Many pro-life bills have already had their fate sealed for the 86th Legislature and more will find theirs by the end of the week, but at least one will be alive.
Tuesday, the Texas Senate approved a bill to close the loophole allowing the last of late-term abortions in Texas, but its House companion has already been killed once this session.
Senate Bill 1033, the Pre-born Non-Discrimination Act (PreNDA), authored by Republican State Sen.

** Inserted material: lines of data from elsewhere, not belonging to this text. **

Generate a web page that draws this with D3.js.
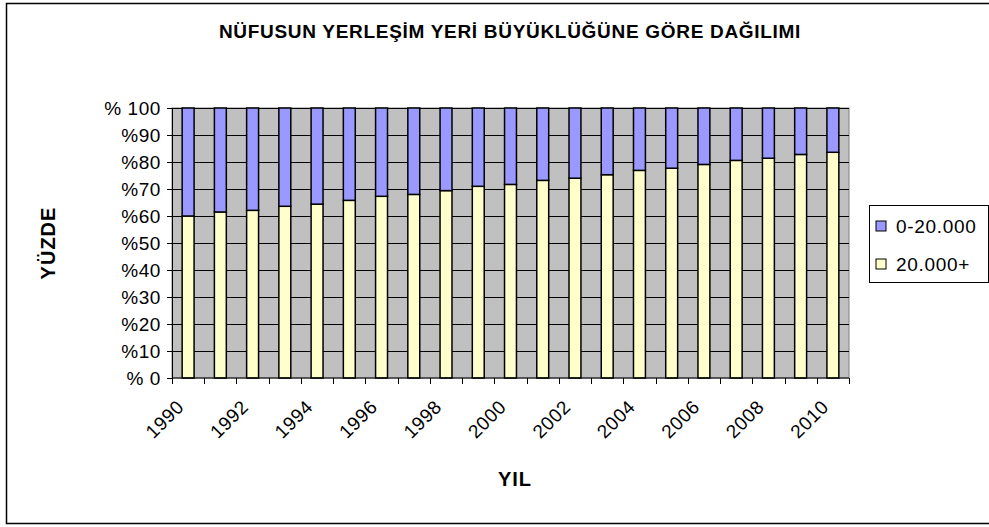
<!DOCTYPE html>
<html>
<head>
<meta charset="utf-8">
<script src="https://cdn.jsdelivr.net/npm/d3@7"></script>
<style>
  body { margin: 0; background: #fff; }
  svg { display: block; font-family: Arial, "Liberation Sans", sans-serif; }
</style>
</head>
<body>
<svg id="chart" width="989" height="527"></svg>
<script>
var years = [1990, 1991, 1992, 1993, 1994, 1995, 1996, 1997, 1998, 1999, 2000,
             2001, 2002, 2003, 2004, 2005, 2006, 2007, 2008, 2009, 2010];
// share of population living in places of 20.000+ (percent)
var big = [60.0, 61.5, 62.1, 63.6, 64.4, 65.8, 67.3, 68.0, 69.4, 71.0, 71.7,
           73.2, 74.0, 75.3, 76.9, 77.7, 79.1, 80.6, 81.4, 82.8, 83.6];
var small = big.map(function (v) { return 100 - v; });
var yTicks = [0, 10, 20, 30, 40, 50, 60, 70, 80, 90, 100];
var yTickLabels = ["% 0", "%10", "%20", "%30", "%40", "%50", "%60", "%70", "%80", "%90", "% 100"];
var seriesNames = ["0-20.000", "20.000+"];
var seriesColors = ["#9999ff", "#ffffcc"];

var svg = d3.select("#chart");

var plotLeft = 172, plotRight = 849, plotTop = 108, plotBottom = 378;

// outer chart border (runs past the right edge)
svg.append("rect")
    .attr("x", 6.5).attr("y", 3.5)
    .attr("width", 1000).attr("height", 520)
    .attr("fill", "none").attr("stroke", "#000").attr("stroke-width", 1.5);

var x = d3.scaleBand()
    .domain(years)
    .range([plotLeft, plotRight])
    .paddingInner(0.63)
    .paddingOuter(0.315);

var y = d3.scaleLinear()
    .domain([0, 100])
    .range([plotBottom, plotTop]);

//plot background
svg.append("rect")
    .attr("x", plotLeft).attr("y", plotTop)
    .attr("width", plotRight - plotLeft).attr("height", plotBottom - plotTop)
    .attr("fill", "#c0c0c0").attr("stroke", "#808080");

//gridlines
svg.append("g")
    .selectAll("line")
    .data(yTicks.slice(1))
    .enter().append("line")
    .attr("x1", plotLeft).attr("x2", plotRight)
    .attr("y1", function (d) { return Math.round(y(d)) + 0.5; })
    .attr("y2", function (d) { return Math.round(y(d)) + 0.5; })
    .attr("stroke", "#000").attr("stroke-width", 1);

//stacked bars
var stack = years.map(function (yr, i) {
    return { year: yr, big: big[i], small: small[i] };
});

var bars = svg.append("g");
bars.selectAll("rect.big")
    .data(stack)
    .enter().append("rect")
    .attr("class", "big")
    .attr("x", function (d) { return x(d.year); })
    .attr("width", x.bandwidth())
    .attr("y", function (d) { return y(d.big); })
    .attr("height", function (d) { return y(0) - y(d.big); })
    .attr("fill", seriesColors[1]).attr("stroke", "#000").attr("stroke-width", 1.5);

bars.selectAll("rect.small")
    .data(stack)
    .enter().append("rect")
    .attr("class", "small")
    .attr("x", function (d) { return x(d.year); })
    .attr("width", x.bandwidth())
    .attr("y", function (d) { return y(d.big + d.small); })
    .attr("height", function (d) { return y(d.big) - y(d.big + d.small); })
    .attr("fill", seriesColors[0]).attr("stroke", "#000").attr("stroke-width", 1.5);

//y axis
var yAxis = d3.axisLeft(y)
    .tickValues(yTicks)
    .tickSize(5)
    .tickPadding(6)
    .tickFormat(function (d, i) { return yTickLabels[i]; });

var gy = svg.append("g")
    .attr("transform", "translate(" + plotLeft + ",0)")
    .call(yAxis);
gy.select(".domain").attr("stroke", "#000");
gy.selectAll("text")
    .attr("font-size", 19)
    .attr("letter-spacing", 0.6)
    .attr("fill", "#000");

//x axis line with ticks between categories
var nCat = years.length;
svg.append("line")
    .attr("x1", plotLeft).attr("x2", plotRight)
    .attr("y1", plotBottom).attr("y2", plotBottom)
    .attr("stroke", "#000");
svg.append("g")
    .selectAll("line")
    .data(d3.range(nCat + 1))
    .enter().append("line")
    .attr("x1", function (i) { return Math.round(plotLeft + i * (plotRight - plotLeft) / nCat) + 0.5; })
    .attr("x2", function (i) { return Math.round(plotLeft + i * (plotRight - plotLeft) / nCat) + 0.5; })
    .attr("y1", plotBottom).attr("y2", plotBottom + 6)
    .attr("stroke", "#000");

//x labels every other year, rotated
svg.append("g")
    .selectAll("text")
    .data(years.filter(function (d, i) { return i % 2 === 0; }))
    .enter().append("text")
    .attr("transform", function (d) {
        return "translate(" + (x(d) + x.bandwidth() / 2 - 3) + "," + (plotBottom + 30) + ") rotate(-45)";
    })
    .attr("text-anchor", "end")
    .attr("font-size", 19)
    .attr("letter-spacing", 0.6)
    .text(function (d) { return d; });

//titles
svg.append("text")
    .attr("x", 510).attr("y", 38)
    .attr("text-anchor", "middle")
    .attr("font-size", 19).attr("font-weight", "bold")
    .attr("letter-spacing", 0.7)
    .text("NÜFUSUN YERLEŞİM  YERİ BÜYÜKLÜĞÜNE GÖRE DAĞILIMI");

svg.append("text")
    .attr("x", 515).attr("y", 486)
    .attr("text-anchor", "middle")
    .attr("font-size", 20).attr("font-weight", "bold")
    .attr("letter-spacing", 1)
    .text("YIL");

svg.append("text")
    .attr("transform", "translate(55,243) rotate(-90)")
    .attr("text-anchor", "middle")
    .attr("font-size", 20).attr("font-weight", "bold")
    .attr("letter-spacing", 1)
    .text("YÜZDE");

//legend
var legend = svg.append("g").attr("transform", "translate(869,205)");
legend.append("rect")
    .attr("x", 0.5).attr("y", 0.5)
    .attr("width", 119).attr("height", 77)
    .attr("fill", "#fff").attr("stroke", "#000");
var items = legend.selectAll("g.item")
    .data(seriesNames)
    .enter().append("g")
    .attr("class", "item")
    .attr("transform", function (d, i) { return "translate(0," + (20 + i * 38) + ")"; });
items.append("rect")
    .attr("x", 7).attr("y", -4)
    .attr("width", 10).attr("height", 10)
    .attr("fill", function (d, i) { return seriesColors[i]; })
    .attr("stroke", "#000");
items.append("text")
    .attr("x", 27).attr("y", 8)
    .attr("font-size", 19)
    .attr("letter-spacing", 0.7)
    .text(function (d) { return d; });
</script>
</body>
</html>
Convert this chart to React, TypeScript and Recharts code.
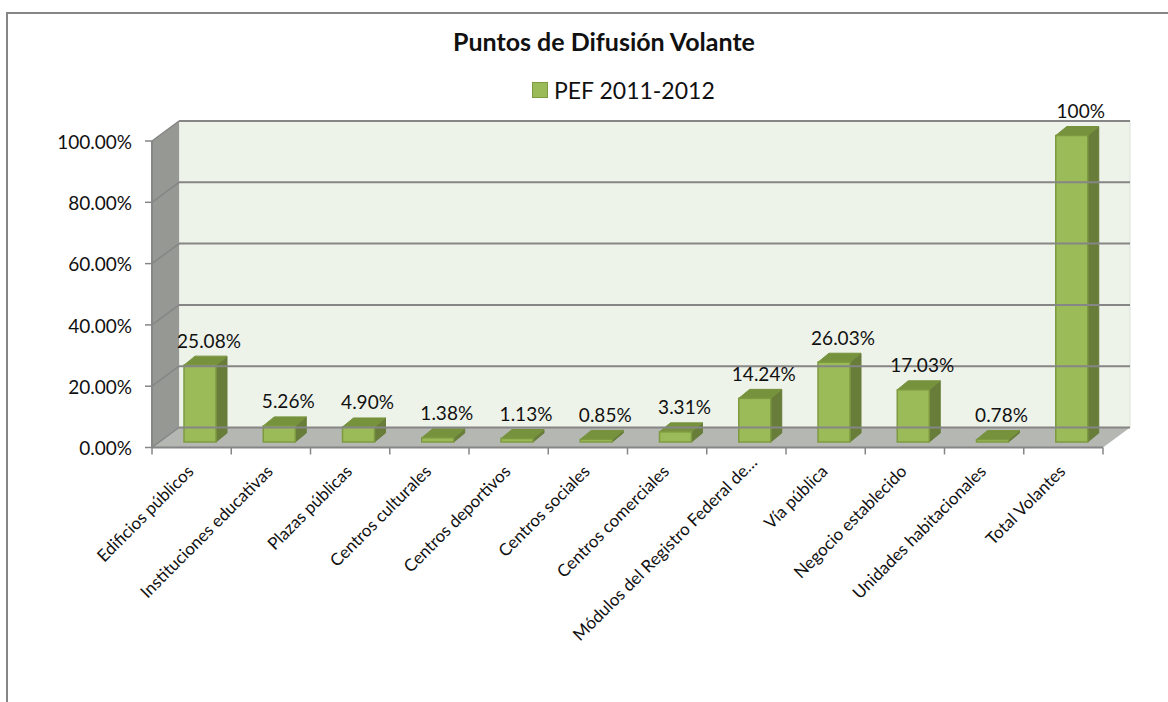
import React from 'react';
import { BarChart, Bar, XAxis, YAxis, ReferenceArea, ReferenceLine, LabelList, Legend } from 'recharts';

const categories = ['Edificios públicos', 'Instituciones educativas', 'Plazas públicas', 'Centros culturales', 'Centros deportivos', 'Centros sociales', 'Centros comerciales', 'Módulos del Registro Federal de…', 'Vía pública', 'Negocio establecido', 'Unidades habitacionales', 'Total Volantes'];
const values = [25.08, 5.26, 4.9, 1.38, 1.13, 0.85, 3.31, 14.24, 26.03, 17.03, 0.78, 100];
const valueLabels = ['25.08%', '5.26%', '4.90%', '1.38%', '1.13%', '0.85%', '3.31%', '14.24%', '26.03%', '17.03%', '0.78%', '100%'];
const yTicks = [0, 20, 40, 60, 80, 100];
const seriesName = 'PEF 2011-2012';
const titleText = 'Puntos de Difusión Volante';

const data = categories.map((name, i) => ({ name, value: values[i], label: valueLabels[i] }));

const FONT = 'Lato, "Open Sans", sans-serif';
const W = 1168, H = 702;
const PLOT_L = 152, PLOT_R = 1103, PLOT_T = 141, PLOT_B = 447.5;
const DX = 27, DY = -20;
const GREY = '#868686';
const BAND = (PLOT_R - PLOT_L) / categories.length;

const Walls = (p: any) => {
  const { x, y, width, height } = p;
  const b = y + height;
  const r = x + width;
  return (
    <g>
      <rect x={x + DX} y={y + DY} width={width} height={height} fill="#EEF3EA" stroke="#DDE2DA" strokeWidth={1} />
      <polygon points={`${x},${y} ${x + DX},${y + DY} ${x + DX},${b + DY} ${x},${b}`} fill="#969893" />
      <polygon points={`${x},${b} ${x + DX},${b + DY} ${r + DX},${b + DY} ${r},${b}`} fill="#B5B7B2" />
    </g>
  );
};

const GridLine = (p: any) => {
  const { x1, y1, x2 } = p;
  return (
    <g stroke={GREY} fill="none">
      <line x1={x1} y1={y1} x2={x1 + DX} y2={y1 + DY} strokeWidth={1.5} />
      <line x1={x1 + DX} y1={y1 + DY} x2={x2 + DX} y2={y1 + DY} strokeWidth={2} />
    </g>
  );
};

const Bar3D = (p: any) => {
  const { x, y, width, height } = p;
  const ox = 8, oy = -5.5, dx = 11, dy = -9;
  const l = x + ox, t = y + oy, r = l + width, b = t + height;
  return (
    <g>
      <polygon points={`${r},${t} ${r + dx},${t + dy} ${r + dx},${b + dy} ${r},${b}`} fill="#677D39" stroke="#677D39" strokeWidth={1} />
      <polygon points={`${l},${t} ${l + dx},${t + dy} ${r + dx},${t + dy} ${r},${t}`} fill="#76923C" stroke="#76923C" strokeWidth={1} />
      <rect x={l} y={t} width={width} height={height} fill="#9BBB59" stroke="#7E9A40" strokeWidth={1.5} />
    </g>
  );
};

const ValueLabel = (p: any) => {
  const { x, y, width, value } = p;
  return (
    <text x={x + width / 2 + 17} y={y - 23} textAnchor="middle" fontFamily={FONT} fontSize={19} fill="#111">
      {value}
    </text>
  );
};

const CatTick = (p: any) => {
  const { x, y, payload, index } = p;
  const top = y - 8;
  const truncated = String(payload.value).endsWith('…');
  const tx = x + (truncated ? 12 : 3);
  const ty = y + (truncated ? 8 : 17);
  return (
    <g>
      {index === 0 && <line x1={x - BAND / 2} y1={top} x2={x - BAND / 2} y2={top + 7} stroke={GREY} strokeWidth={1.5} />}
      <line x1={x + BAND / 2} y1={top} x2={x + BAND / 2} y2={top + 7} stroke={GREY} strokeWidth={1.5} />
      <text x={tx} y={ty} textAnchor="end" transform={`rotate(-45 ${tx} ${ty})`} fontFamily={FONT} fontSize={17} fill="#111">
        {payload.value}
      </text>
    </g>
  );
};

const LegendContent = (p: any) => {
  const item = p.payload?.[0];
  return (
    <div style={{ display: 'flex', alignItems: 'center', fontFamily: FONT, fontSize: 23, color: '#111', whiteSpace: 'nowrap' }}>
      <span style={{ width: 14, height: 14, background: '#9BBB59', border: '1.5px solid #7E9A40', marginRight: 6, display: 'inline-block' }} />
      {item?.value ?? seriesName}
    </div>
  );
};

export default function App() {
  return (
    <div style={{ position: 'fixed', left: 0, top: 0, width: W, height: H, overflow: 'hidden', background: '#fff' }}>
      <div style={{ position: 'absolute', left: 6, top: 12, width: W, height: H, borderLeft: `2px solid ${GREY}`, borderTop: `2px solid ${GREY}` }} />
      <div style={{ position: 'absolute', left: 453, top: 26, fontFamily: FONT, fontWeight: 700, fontSize: 25, color: '#111', whiteSpace: 'nowrap' }}>{titleText}</div>
      <div style={{ position: 'absolute', left: 0, top: 0 }}>
        <BarChart width={W} height={H} data={data} margin={{ top: PLOT_T, right: W - PLOT_R, bottom: 0, left: 0 }} barSize={32}>
          <XAxis dataKey="name" interval={0} height={H - PLOT_B} tick={<CatTick />} tickLine={false} axisLine={{ stroke: GREY, strokeWidth: 2 }} />
          <YAxis width={PLOT_L} domain={[0, 100]} ticks={yTicks} tickFormatter={(v: number) => `${v.toFixed(2)}%`} tick={{ fontFamily: FONT, fontSize: 19, fill: '#111', dy: 1 }} tickSize={7} tickMargin={13} tickLine={{ stroke: GREY, strokeWidth: 1.5 }} axisLine={{ stroke: GREY, strokeWidth: 2 }} />
          <Legend content={<LegendContent />} layout="horizontal" verticalAlign="middle" align="center" wrapperStyle={{ left: 532, top: 76, width: 220 }} />
          <ReferenceArea y1={0} y2={100} shape={<Walls />} ifOverflow="visible" stroke="none" />
          {yTicks.map((t) => (
            <ReferenceLine key={t} y={t} shape={<GridLine />} ifOverflow="visible" />
          ))}
          <Bar dataKey="value" name={seriesName} fill="#9BBB59" shape={<Bar3D />} isAnimationActive={false}>
            <LabelList dataKey="label" content={<ValueLabel />} />
          </Bar>
        </BarChart>
      </div>
    </div>
  );
}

Kelly Hancock (North Richland Hills) is a bill that spurred the controversial debate among lawmakers about the exceptions the state has over late-term abortions that became a prominent feature in many Republican primaries last March.
According to Texas Right to Life, the bill would accomplish the following:
- End the remaining late-term abortions in Texas;
- Prohibit abortions committed against pre-born children for discriminatory reasons, such as the child’s sex, race, or suspected disability; and
- Provide information about life-affirming social and medical services to families whose pre-born children are diagnosed with life-limiting disabilities.
The bill passed with an affirming vote from every Republican member and Democrat State Sen. Eddie Lucio Jr. (Brownsville) to clear the Texas Senate in a 20-11 vote.
PreNDA officially passes the Senate by vote of 20-11! This life-saving bill now heads to the House. With only a few more weeks left in the legislative session, we hope the House moves to quickly vote on this priority #prolife bill & send it to the Governor’s desk #txlege
— Texas Right to Life (@TXRightToLife) May 8, 2019
Its companion bill rotted away in the House State Affairs Committee, chaired by State Rep. Dade Phelan (R-Beaumont). House Bill 2434 by State Rep. Matt Schaefer (R–Tyler) received a public hearing that lasted late into the following morning. The testimony from countless pro-life advocates who stayed in the Capitol to speak in favor of the bill was given in vain, because the bill later died in committee.
But with the Senate version of the legislation coming over to the House, the bill has a second chance at life.
With pro-life bills having been slow-walked or killed outright in three different committees—Judiciary & Civil Jurisprudence, Public Health, and State Affairs—there may not be a “best” landing spot for the bill in the Republican-majority Texas House. But if House Speaker Dennis Bonnen exercises his power as speaker in alignment with his professed pro-life principles, he can find a way to ensure the legislation reaches the floor for a vote.
The Texas House has mostly balked at passing pro-life bills this session, a development that perplexes pro-life advocates who recall successes for pro-life causes even under former House Speaker Joe Straus.
With 2020 on the horizon, it’s been said in the Capitol that leadership would prefer not to engage in “controversial” issues like the Second Amendment or protecting the unborn for fear of being criticized by Democrats and the mainstream media on the general election campaign trail.
But what clearer contrast could voters have than forcing Democrats into opposing bills offering reasonable measures to protect life? Will Bonnen allow Democrats to go on record with their devout commitment to abortion, even on the basis of discrimination and at any point between conception and delivery?
Hancock did not immediately respond to requests for comment on the progress of the bill or its fate in the Texas House, but retweeted several posts celebrating the legislation’s passage Tuesday.
If Hancock and other pro-life advocates want to see the bill signed on Gov. Greg Abbott’s desk come sine die, they should reach out to Speaker Bonnen.